Why should you learn Italian? Here we imagine five stories, five lives, where studying Italian can make all the difference.
Jing, 25, is working as a sous-chef at an Italian restaurant in Cambridge. She fell in love with la cucina italiana during culinary school and is thrilled to be working in an authentic trattoria– the chef, manager, and two of the waiters are from Italy. Shouts of “li mortacci tua!” and “sbrigati!” ring through the kitchen throughout the busy dinner service, and she’d really like to understand what they’re saying- and maybe even contribute to the melee! She’s also interested in learning the origins behind food names and how to pronounce them correctly. It gives you a completely different perspective on food when you know that supplì al telefono are “telephone wires” and a pasta all’arrabbiata is an “angry pasta.”
Brother and sister Joey and Angela, 30 and 28 respectively, are from Revere and run a small beverage distribution company that’s been in their family for three generations, since the days that their grandparents Salvatore and Rosangela came to Boston from a small town in Sicily. The kids never showed much interest in learning the native language of their nonni, but all that changed when Nonna Rosa passed away. Seeing their Nonno Turi so alone made Joey and Angela realize how much they wanted to get closer to him and to their heritage. The most important phrase that they’ve learned so far in their Italian classes is one that they’ve heard a lot in their lives- “Ti voglio bene!”

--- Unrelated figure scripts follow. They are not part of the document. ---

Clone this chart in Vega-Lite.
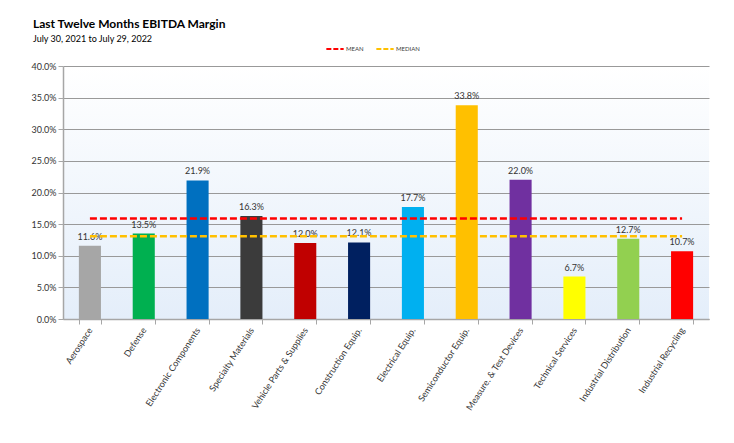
{
  "$schema": "https://vega.github.io/schema/vega-lite/v6.json",
  "width": 646,
  "height": 253,
  "autosize": {"type": "none"},
  "padding": {"left": 63, "top": 66, "right": 25, "bottom": 124},
  "background": "white",
  "title": {
    "text": "Last Twelve Months EBITDA Margin",
    "subtitle": "July 30, 2021 to July 29, 2022",
    "anchor": "start",
    "frame": "group",
    "dx": -30,
    "dy": 4,
    "offset": -2,
    "font": "Lato",
    "fontSize": 12,
    "fontWeight": "bold",
    "color": "#000000",
    "subtitleFont": "Lato",
    "subtitleFontSize": 9,
    "subtitleColor": "#000000",
    "subtitlePadding": 4
  },
  "datasets": {
    "bars": [
      {"category": "Aerospace", "margin": 0.116},
      {"category": "Defense", "margin": 0.135},
      {"category": "Electronic Components", "margin": 0.219},
      {"category": "Specialty Materials", "margin": 0.163},
      {"category": "Vehicle Parts & Supplies", "margin": 0.120},
      {"category": "Construction Equip.", "margin": 0.121},
      {"category": "Electrical Equip.", "margin": 0.177},
      {"category": "Semiconductor Equip.", "margin": 0.338},
      {"category": "Measure. & Test Devices", "margin": 0.220},
      {"category": "Technical Services", "margin": 0.067},
      {"category": "Industrial Distribution", "margin": 0.127},
      {"category": "Industrial Recycling", "margin": 0.107}
    ],
    "stats": [
      {"category": "Aerospace", "stat": "MEAN", "margin": 0.159},
      {"category": "Defense", "stat": "MEAN", "margin": 0.159},
      {"category": "Electronic Components", "stat": "MEAN", "margin": 0.159},
      {"category": "Specialty Materials", "stat": "MEAN", "margin": 0.159},
      {"category": "Vehicle Parts & Supplies", "stat": "MEAN", "margin": 0.159},
      {"category": "Construction Equip.", "stat": "MEAN", "margin": 0.159},
      {"category": "Electrical Equip.", "stat": "MEAN", "margin": 0.159},
      {"category": "Semiconductor Equip.", "stat": "MEAN", "margin": 0.159},
      {"category": "Measure. & Test Devices", "stat": "MEAN", "margin": 0.159},
      {"category": "Technical Services", "stat": "MEAN", "margin": 0.159},
      {"category": "Industrial Distribution", "stat": "MEAN", "margin": 0.159},
      {"category": "Industrial Recycling", "stat": "MEAN", "margin": 0.159},
      {"category": "Aerospace", "stat": "MEDIAN", "margin": 0.131},
      {"category": "Defense", "stat": "MEDIAN", "margin": 0.131},
      {"category": "Electronic Components", "stat": "MEDIAN", "margin": 0.131},
      {"category": "Specialty Materials", "stat": "MEDIAN", "margin": 0.131},
      {"category": "Vehicle Parts & Supplies", "stat": "MEDIAN", "margin": 0.131},
      {"category": "Construction Equip.", "stat": "MEDIAN", "margin": 0.131},
      {"category": "Electrical Equip.", "stat": "MEDIAN", "margin": 0.131},
      {"category": "Semiconductor Equip.", "stat": "MEDIAN", "margin": 0.131},
      {"category": "Measure. & Test Devices", "stat": "MEDIAN", "margin": 0.131},
      {"category": "Technical Services", "stat": "MEDIAN", "margin": 0.131},
      {"category": "Industrial Distribution", "stat": "MEDIAN", "margin": 0.131},
      {"category": "Industrial Recycling", "stat": "MEDIAN", "margin": 0.131}
    ]
  },
  "encoding": {
    "x": {
      "field": "category",
      "type": "nominal",
      "sort": null,
      "scale": {
        "domain": ["Aerospace", "Defense", "Electronic Components", "Specialty Materials", "Vehicle Parts & Supplies", "Construction Equip.", "Electrical Equip.", "Semiconductor Equip.", "Measure. & Test Devices", "Technical Services", "Industrial Distribution", "Industrial Recycling"],
        "paddingInner": 0.59,
        "paddingOuter": 0.295
      },
      "axis": {
        "title": null,
        "labelAngle": -57,
        "labelAlign": "right",
        "labelBaseline": "middle",
        "labelPadding": 4,
        "tickBand": "extent",
        "tickSize": 5,
        "tickColor": "#a6a6a6",
        "domainColor": "#a6a6a6",
        "domainWidth": 1.5,
        "grid": false,
        "labelFont": "Lato",
        "labelFontSize": 9,
        "labelColor": "#333333"
      }
    },
    "y": {
      "field": "margin",
      "type": "quantitative",
      "scale": {"domain": [0, 0.4], "nice": false},
      "axis": {
        "title": null,
        "format": ".1%",
        "values": [0, 0.05, 0.1, 0.15, 0.2, 0.25, 0.3, 0.35, 0.4],
        "labelOverlap": false,
        "grid": true,
        "gridColor": "#999999",
        "gridWidth": 1,
        "tickSize": 5,
        "tickColor": "#a6a6a6",
        "domainColor": "#a6a6a6",
        "domainWidth": 1.5,
        "labelFont": "Lato",
        "labelFontSize": 9,
        "labelColor": "#333333",
        "labelPadding": 2
      }
    }
  },
  "layer": [
    {
      "data": {"name": "bars"},
      "mark": {"type": "bar"},
      "encoding": {
        "color": {
          "field": "category",
          "type": "nominal",
          "legend": null,
          "scale": {
            "domain": ["Aerospace", "Defense", "Electronic Components", "Specialty Materials", "Vehicle Parts & Supplies", "Construction Equip.", "Electrical Equip.", "Semiconductor Equip.", "Measure. & Test Devices", "Technical Services", "Industrial Distribution", "Industrial Recycling"],
            "range": ["#a6a6a6", "#00b050", "#0070c0", "#3b3b3b", "#c00000", "#002060", "#00b0f0", "#ffc000", "#7030a0", "#ffff00", "#92d050", "#ff0000"]
          }
        }
      }
    },
    {
      "data": {"name": "bars"},
      "mark": {"type": "text", "baseline": "bottom", "dy": -4, "font": "Lato", "fontSize": 9, "color": "#333333"},
      "encoding": {
        "text": {"field": "margin", "type": "quantitative", "format": ".1%"}
      }
    },
    {
      "data": {"name": "stats"},
      "mark": {"type": "line", "strokeDash": [7, 3], "strokeWidth": 2.5},
      "encoding": {
        "detail": {"field": "stat"},
        "color": {
          "field": "stat",
          "type": "nominal",
          "scale": {"domain": ["MEAN", "MEDIAN"], "range": ["#ff0000", "#ffc000"]},
          "legend": {
            "title": null,
            "orient": "none",
            "legendX": 262,
            "legendY": -27,
            "direction": "horizontal",
            "symbolType": "stroke",
            "symbolDash": [5, 2],
            "symbolStrokeWidth": 2,
            "symbolSize": 300,
            "labelFont": "Lato",
            "labelFontSize": 6,
            "labelColor": "#404040",
            "labelOffset": 1,
            "columnPadding": 8
          }
        }
      }
    }
  ],
  "resolve": {"scale": {"color": "independent"}},
  "config": {
    "view": {
      "stroke": null,
      "fill": {
        "gradient": "linear",
        "x1": 0, "y1": 0, "x2": 0, "y2": 1,
        "stops": [
          {"offset": 0, "color": "#ffffff"},
          {"offset": 1, "color": "#e4eefa"}
        ]
      }
    }
  }
}
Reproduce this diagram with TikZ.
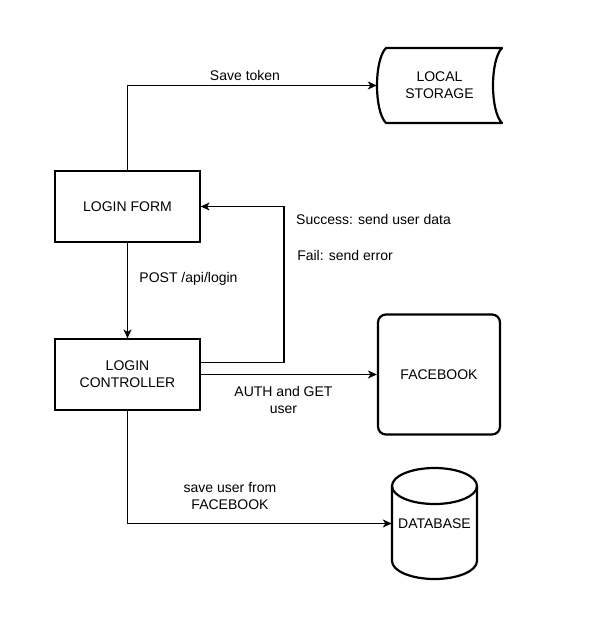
\documentclass[tikz,border=0pt]{standalone}
\usepackage{fontspec}
\setmainfont{Liberation Sans}
\usetikzlibrary{arrows.meta}
\begin{document}
\begin{tikzpicture}[x=1pt,y=-1pt,
  every node/.style={font=\fontsize{14}{17}\selectfont, align=center, inner sep=0pt},
  box/.style={draw, line width=1.2pt, minimum width=145pt, minimum height=71pt},
  ghost/.style={draw=none},
  thickline/.style={line width=2.2pt},
  conn/.style={line width=1.2pt, -{Stealth[length=9pt,width=8pt,inset=2.5pt]}},
  lbl/.style={fill=none}]
\useasboundingbox (0,0) rectangle (597,633);

% nodes
\node[box] (form) at (127.5,206.5) {LOGIN FORM};
\node[box] (ctrl) at (127.5,374.5) {LOGIN\\CONTROLLER};
\node[ghost, minimum width=125pt, minimum height=75pt] (storage) at (439.5,85.5) {LOCAL\\STORAGE};
\node[draw, thickline, rounded corners=8pt, minimum width=122pt, minimum height=120pt] (fb) at (439,374.5) {FACEBOOK};
\node[ghost, minimum width=85pt, minimum height=111pt] (db) at (434.5,523.5) {DATABASE};
\coordinate (ret) at (284,300);

% local storage shape
\draw[thickline, line join=round]
  (386,48) -- (502,48)
  .. controls (490,60) and (490,111) .. (502,123)
  -- (386,123)
  .. controls (374,111) and (374,60) .. (386,48) -- cycle;

% database cylinder
\draw[thickline] (434.5,486) ellipse [x radius=42.5pt, y radius=18pt];
\draw[thickline, line join=round] (392,486) -- (392,561)
  .. controls (392,570.94) and (411.03,579) .. (434.5,579)
  .. controls (457.97,579) and (477,570.94) .. (477,561) -- (477,486);

% connectors
\draw[conn] (form.north) |- (storage.west);
\draw[conn] (form.south) -- (ctrl.north);
\draw[conn] ([yshift=12pt]ctrl.east) -- ([yshift=12pt]ctrl.east -| ret) |- (form.east);
\draw[conn] (ctrl.east) -- (ctrl.east -| fb.west);
\draw[conn] (ctrl.south) |- (db.west);

% labels
\node[lbl] (l1) at (245,75.5) {Save token};
\node[lbl] (l2) at (373.5,219) {Success: send user data};
\node[lbl] (l3) at (345,255.5) {Fail: send error};
\node[lbl] (l4) at (188.5,279) {POST /api/login};
\node[lbl] (l5) at (283.5,399.5) {AUTH and GET\\user};
\node[lbl] (l6) at (230,496) {save user from\\FACEBOOK};
\end{tikzpicture}
\end{document}
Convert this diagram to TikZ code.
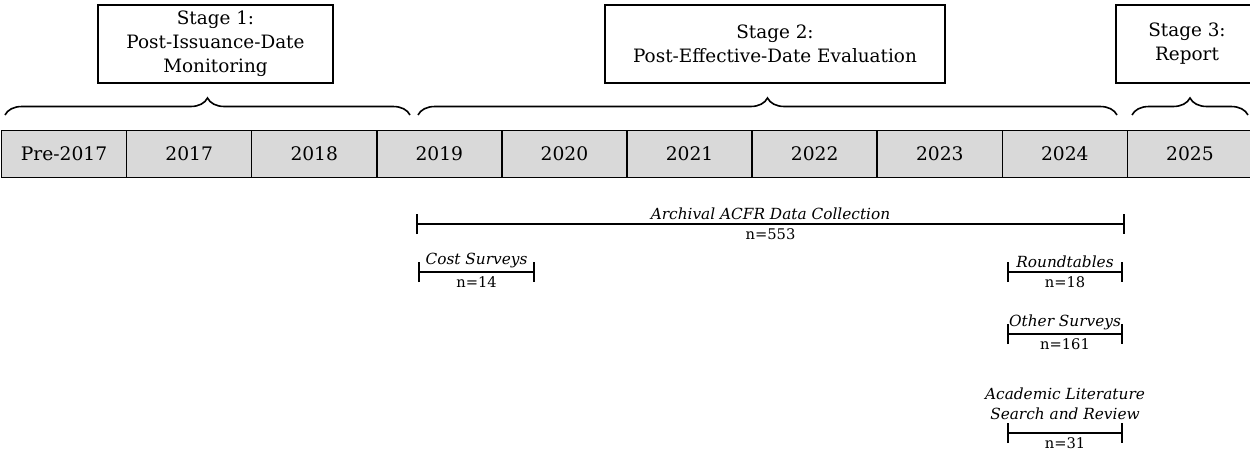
\documentclass[tikz,border=0pt]{standalone}
\usepackage{fontspec}
\setmainfont{DejaVu Serif}
\usetikzlibrary{arrows.meta}
\usetikzlibrary{decorations.pathreplacing}
\definecolor{cellgray}{RGB}{217,217,217}

\begin{document}
\begin{tikzpicture}[x=0.75pt,y=-0.75pt]
  \tikzset{stagebox/.style = {draw, line width=1.2pt, minimum height=58.5pt, inner sep=2pt, align=center, font=\fontsize{13.8}{18}\selectfont}}
  \tikzset{yearcell/.style = {draw, fill=cellgray, line width=1.2pt, minimum width=93.83pt, minimum height=35.25pt, inner sep=0pt, font=\fontsize{14}{16}\selectfont}}
  \tikzset{stagebrace/.style = {decorate, decoration={brace, amplitude=12.75pt}, line width=1.2pt}}
  \tikzset{span/.style = {line width=1.6pt, {Bar[width=15pt]}-{Bar[width=15pt]}}}
  \tikzset{spanlabel/.style = {font=\fontsize{11.5}{15}\selectfont\itshape, inner sep=2.5pt}}
  \tikzset{count/.style = {font=\fontsize{11}{13}\selectfont, inner sep=3pt}}

  \useasboundingbox (0,0) rectangle (1250,457);

  % year strip
  \foreach \yr [count=\i from 0] in {Pre-2017,2017,2018,2019,2020,2021,2022,2023,2024,2025}
    \node[yearcell] (y\i) at ({1.5+125.1*(\i+0.5)},154) {\yr};

  % stages
  \node[stagebox, minimum width=176.25pt] (S1) at (215.5,44) {Stage 1:\\Post-Issuance-Date\\Monitoring};
  \node[stagebox, minimum width=255pt] (S2) at (775,44) {Stage 2:\\Post-Effective-Date Evaluation};
  \node[stagebox, minimum width=106.5pt] (S3) at (1187,44) {Stage 3:\\Report};

  \coordinate (b1L) at (5,115);
  \coordinate (b1R) at (410,115);
  \coordinate (b2L) at (418,115);
  \coordinate (b2R) at (1117,115);
  \coordinate (b3L) at (1132,115);
  \coordinate (b3R) at (1248,115);
  \foreach \from/\to in {b1L/b1R, b2L/b2R, b3L/b3R}
    \draw[stagebrace] (\from) -- (\to);

  % data sources
  \coordinate (arcL) at (416,224);
  \coordinate (arcR) at (1125,224);
  \coordinate (costL) at (418,272);
  \coordinate (costR) at (535,272);
  \coordinate (rtL) at (1007,272);
  \coordinate (rtR) at (1123,272);
  \coordinate (othL) at (1007,334);
  \coordinate (othR) at (1123,334);
  \coordinate (acaL) at (1007,433);
  \coordinate (acaR) at (1123,433);

  \draw[span] (arcL) -- node[spanlabel, above]{Archival ACFR Data Collection} node[count, below]{n=553} (arcR);
  \draw[span] (costL) -- node[spanlabel, above]{Cost Surveys} node[count, below]{n=14} (costR);
  \draw[span] (rtL) -- node[spanlabel, above]{Roundtables} node[count, below]{n=18} (rtR);
  \draw[span] (othL) -- node[spanlabel, above]{Other Surveys} node[count, below]{n=161} (othR);
  \draw[span] (acaL) -- node[spanlabel, above, align=center, yshift=7pt]{Academic Literature\\Search and Review} node[count, below]{n=31} (acaR);

\end{tikzpicture}
\end{document}
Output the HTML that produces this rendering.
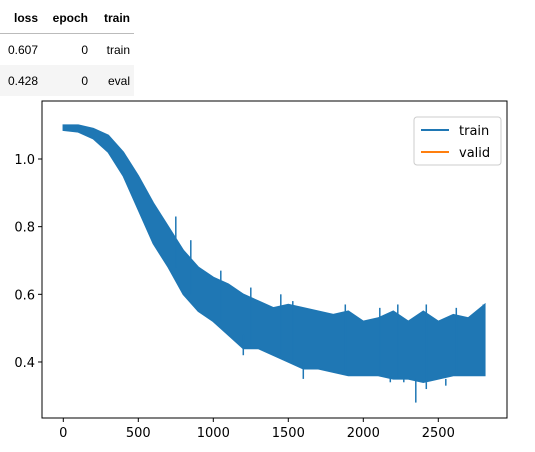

Peter, 38, is a violinist and teaches music at a private school in Brookline. 20 years ago he moved to Boston to go to college here, and he hasn’t left since. He fell in love with the history of the city and its vibrant cultural life. He loves all types of music but has begun to develop a special fondness for Italian opera and never misses a show of the Boston Lyric Opera. As a musician he knows a lot of Italian words- forte, piano, allegro ma non troppo– and has even learned the meanings of many of his favorite arias- La donna è mobile, Una voce poco fa, Va pensiero– by heart. He is finally ready to take his knowledge of the language of music to the next level.
No less happy of his decision, and joining him in his classes, is Peter’s girlfriend, Alicia, 36, a lover of Italian Renaissance Art and frequent visitor to the Boston Museum of Fine Art. Fifteen years ago she went on a dream trip with two girlfriends to Florence and Rome, and spent three weeks soaking in the masterpieces of the Uffizi and the Musei Vaticani. Beyond the museum walls, from the street vendors outside the Duomo in Florence to the indolent ragazzi hanging out along the banks of the Tiber in Rome, the scenery was as interesting as any Caravaggio painting! Alicia wishes that she could have communicated with the locals; but she’ll be ready next time- the not-too-distant future has a return trip to Italy in store for Peter and her.
Cesar, 55, started watching Italian movies 5 years ago when he saw La Vita E’ Bella at a friend’s house. For Cesar that day initiated a private Odyssey through the masterpieces of Italian cinema, beginning with some other works of Benigni- Johnny Stecchino and Non Ci Resta Che Piangere, and travelling on through Gabriele Muccino (L’Ultimo Bacio), Giuseppe Tornatore (Nuovo Cinema Paradiso), Pier Paolo Pasolini (Il Decameron), Francesco Rosi (Salvatore Giuliano) and Federico Fellini (La Dolce Vita), just to name a few. After having started Italian classes he has gone back to watch the movies again- and it has been the best thing that has happened to him since seeing La Vita E’ Bella for the first time!
The reasons to study Italian are these and many more. Italian is a language of music, art, cinema, fashion, cuisine, literature, poetry and philosophy, and it is the language of the 60 million residents of the Bel Paese and their diaspora all around the world. What’s your reason?